Astronomers have spent decades debating whether some dark trans-Plutonian planet remains to be discovered within the solar system. According to the calculations of scientists at the Complutense University of Madrid (UCM, Spain) and the University of Cambridge (United Kingdom) not only one, but at least two planets must exist to explain the orbital behaviour of extreme trans-Neptunian objects.
“The exact number is uncertain, given that the data that we have is limited, but our calculations suggest that there are at least two planets, and probably more, within the confines of our solar system,” adds the astrophysicist Carlos de la Fuente Marcos, co-author of the study.
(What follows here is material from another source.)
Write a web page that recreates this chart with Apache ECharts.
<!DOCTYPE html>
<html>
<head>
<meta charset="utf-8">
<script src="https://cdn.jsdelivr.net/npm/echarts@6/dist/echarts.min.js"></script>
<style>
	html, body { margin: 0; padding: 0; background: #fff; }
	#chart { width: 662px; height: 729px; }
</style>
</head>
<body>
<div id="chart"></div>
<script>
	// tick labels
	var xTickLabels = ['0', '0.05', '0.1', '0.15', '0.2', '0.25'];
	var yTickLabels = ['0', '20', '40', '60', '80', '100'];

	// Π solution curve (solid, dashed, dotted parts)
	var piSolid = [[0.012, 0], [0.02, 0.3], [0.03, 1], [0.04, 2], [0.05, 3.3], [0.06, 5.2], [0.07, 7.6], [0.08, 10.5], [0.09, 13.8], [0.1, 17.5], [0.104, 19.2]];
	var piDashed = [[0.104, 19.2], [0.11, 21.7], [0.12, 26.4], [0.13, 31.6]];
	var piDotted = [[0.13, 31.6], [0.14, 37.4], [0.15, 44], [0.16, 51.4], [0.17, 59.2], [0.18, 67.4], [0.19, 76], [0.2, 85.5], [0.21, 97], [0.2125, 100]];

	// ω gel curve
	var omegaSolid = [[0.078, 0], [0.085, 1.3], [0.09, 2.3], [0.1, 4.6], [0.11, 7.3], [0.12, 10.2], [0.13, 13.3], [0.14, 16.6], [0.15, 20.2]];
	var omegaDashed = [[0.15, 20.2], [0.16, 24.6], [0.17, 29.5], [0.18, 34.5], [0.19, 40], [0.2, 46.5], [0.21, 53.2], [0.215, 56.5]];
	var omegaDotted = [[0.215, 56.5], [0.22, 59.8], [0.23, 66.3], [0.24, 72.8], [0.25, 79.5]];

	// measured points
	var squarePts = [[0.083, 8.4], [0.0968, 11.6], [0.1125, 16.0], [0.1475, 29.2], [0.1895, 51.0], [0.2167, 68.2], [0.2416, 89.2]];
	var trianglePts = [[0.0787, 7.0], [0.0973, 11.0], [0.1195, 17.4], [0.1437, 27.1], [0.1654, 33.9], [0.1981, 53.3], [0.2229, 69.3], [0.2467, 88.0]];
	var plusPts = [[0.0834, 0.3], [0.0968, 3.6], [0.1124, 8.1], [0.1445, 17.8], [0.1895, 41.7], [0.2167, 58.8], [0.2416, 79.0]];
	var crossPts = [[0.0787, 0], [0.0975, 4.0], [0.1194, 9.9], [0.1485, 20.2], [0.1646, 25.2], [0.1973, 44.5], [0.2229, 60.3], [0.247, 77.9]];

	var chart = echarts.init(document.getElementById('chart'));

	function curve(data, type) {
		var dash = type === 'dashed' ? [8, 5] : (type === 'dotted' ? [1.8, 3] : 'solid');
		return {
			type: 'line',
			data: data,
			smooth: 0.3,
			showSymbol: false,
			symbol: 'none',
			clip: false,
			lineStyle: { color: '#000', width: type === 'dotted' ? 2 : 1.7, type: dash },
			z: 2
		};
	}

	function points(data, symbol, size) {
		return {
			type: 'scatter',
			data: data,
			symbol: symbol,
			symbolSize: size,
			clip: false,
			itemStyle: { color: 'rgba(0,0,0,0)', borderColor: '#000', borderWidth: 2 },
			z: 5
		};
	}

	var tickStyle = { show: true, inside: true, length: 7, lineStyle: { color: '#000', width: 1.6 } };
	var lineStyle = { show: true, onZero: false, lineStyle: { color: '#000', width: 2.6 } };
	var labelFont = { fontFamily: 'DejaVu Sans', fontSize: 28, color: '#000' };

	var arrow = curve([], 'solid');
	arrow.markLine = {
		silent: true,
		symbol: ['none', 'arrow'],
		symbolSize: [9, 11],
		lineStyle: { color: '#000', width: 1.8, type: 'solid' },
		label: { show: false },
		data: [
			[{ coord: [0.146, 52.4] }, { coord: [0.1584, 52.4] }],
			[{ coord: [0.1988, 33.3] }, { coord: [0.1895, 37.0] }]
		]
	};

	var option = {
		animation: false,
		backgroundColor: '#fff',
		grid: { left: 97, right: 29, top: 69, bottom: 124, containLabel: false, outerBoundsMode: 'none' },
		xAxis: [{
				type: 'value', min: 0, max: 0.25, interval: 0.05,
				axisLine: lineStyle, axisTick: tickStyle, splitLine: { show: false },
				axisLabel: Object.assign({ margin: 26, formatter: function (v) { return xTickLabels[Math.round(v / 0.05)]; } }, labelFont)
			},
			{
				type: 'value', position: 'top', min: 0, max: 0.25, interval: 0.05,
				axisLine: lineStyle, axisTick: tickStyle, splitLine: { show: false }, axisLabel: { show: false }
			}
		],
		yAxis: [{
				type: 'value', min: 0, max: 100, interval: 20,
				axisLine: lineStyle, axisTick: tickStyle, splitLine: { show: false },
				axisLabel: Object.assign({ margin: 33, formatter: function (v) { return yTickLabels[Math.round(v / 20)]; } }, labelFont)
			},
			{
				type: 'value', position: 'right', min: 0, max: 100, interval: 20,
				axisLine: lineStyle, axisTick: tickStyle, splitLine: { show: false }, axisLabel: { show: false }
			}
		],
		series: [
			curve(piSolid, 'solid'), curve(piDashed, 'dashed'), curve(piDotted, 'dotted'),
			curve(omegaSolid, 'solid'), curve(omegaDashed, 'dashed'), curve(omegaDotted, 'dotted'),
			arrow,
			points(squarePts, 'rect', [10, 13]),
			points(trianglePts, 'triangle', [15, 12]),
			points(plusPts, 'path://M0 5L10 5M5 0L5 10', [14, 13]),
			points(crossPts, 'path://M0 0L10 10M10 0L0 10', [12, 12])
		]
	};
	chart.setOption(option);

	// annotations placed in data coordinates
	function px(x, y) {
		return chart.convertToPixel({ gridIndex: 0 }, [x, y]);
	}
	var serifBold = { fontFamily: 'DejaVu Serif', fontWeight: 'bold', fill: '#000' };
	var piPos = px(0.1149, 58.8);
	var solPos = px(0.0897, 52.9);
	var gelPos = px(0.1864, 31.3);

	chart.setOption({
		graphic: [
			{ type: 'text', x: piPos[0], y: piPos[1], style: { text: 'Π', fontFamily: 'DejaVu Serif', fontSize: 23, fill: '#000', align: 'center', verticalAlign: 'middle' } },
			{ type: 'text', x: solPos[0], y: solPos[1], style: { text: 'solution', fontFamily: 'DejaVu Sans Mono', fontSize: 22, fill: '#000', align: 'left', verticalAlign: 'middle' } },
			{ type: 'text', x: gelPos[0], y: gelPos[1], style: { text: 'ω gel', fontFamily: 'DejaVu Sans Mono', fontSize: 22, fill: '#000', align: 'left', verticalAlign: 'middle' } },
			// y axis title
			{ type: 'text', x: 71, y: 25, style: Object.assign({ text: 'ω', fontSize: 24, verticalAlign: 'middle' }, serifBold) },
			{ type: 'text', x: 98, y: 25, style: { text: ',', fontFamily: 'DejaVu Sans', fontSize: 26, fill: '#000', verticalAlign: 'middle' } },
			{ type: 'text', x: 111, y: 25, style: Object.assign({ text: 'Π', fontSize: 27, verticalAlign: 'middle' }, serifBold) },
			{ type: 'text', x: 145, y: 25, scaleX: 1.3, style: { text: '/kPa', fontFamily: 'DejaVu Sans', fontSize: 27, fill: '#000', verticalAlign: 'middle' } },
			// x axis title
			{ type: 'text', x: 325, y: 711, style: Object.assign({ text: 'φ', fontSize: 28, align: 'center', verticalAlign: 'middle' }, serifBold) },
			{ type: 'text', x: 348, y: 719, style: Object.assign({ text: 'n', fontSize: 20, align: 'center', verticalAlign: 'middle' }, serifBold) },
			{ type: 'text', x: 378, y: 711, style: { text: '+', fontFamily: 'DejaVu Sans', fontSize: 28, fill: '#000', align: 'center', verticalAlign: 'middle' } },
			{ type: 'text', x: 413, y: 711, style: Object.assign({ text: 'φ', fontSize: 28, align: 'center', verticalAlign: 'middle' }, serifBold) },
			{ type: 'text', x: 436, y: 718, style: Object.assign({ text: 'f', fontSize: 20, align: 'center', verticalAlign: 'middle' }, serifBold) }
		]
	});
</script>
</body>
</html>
But there are still two problems
Despite their surprising results, the authors recognise that their data comes up against two problems. On the one hand, their proposal goes against the predictions of current models on the formation of the solar system, which state that there are no other planets moving in circular orbits beyond Neptune.
However, the recent discovery by the ALMA radio telescope of a planet-forming disk more than 100 astronomical units from the star HL Tauri, which is younger than the Sun and more massive, suggests that planets can form several hundred astronomical units away from the centre of the system.
On the other hand, the team recognises that the analysis is based on a sample with few objects (specifically 13), but they point out that in the coming months more results are going to be published, making the sample larger. “If it is confirmed, our results may be truly revolutionary for astronomy,” says de la Fuente Marcos.
Following the discovery of the planet Neptune in 1846, there was considerable speculation that another planet might exist beyond its orbit. The search began in the mid-19th century and culminated at the start of the 20th with Percival Lowell‘s quest for Planet X. Lowell proposed the Planet X hypothesis to explain apparent discrepancies in the orbits of the giant planets, particularly Uranus and Neptune.
Planet X has become deeply associated with Nibiru, a planet from the works of ancient astronaut proponent Zecharia Sitchin, particularly his book The 12th Planet. According to Sitchin’s interpretation of Babylonian religious texts a giant planet (called Nibiru or Marduk) passes by Earth every 3,600 years and allows its sentient inhabitants to interact with humanity. These beings, which Sitchin identified with the Annunaki of Sumerian myth, would become humanity’s first gods.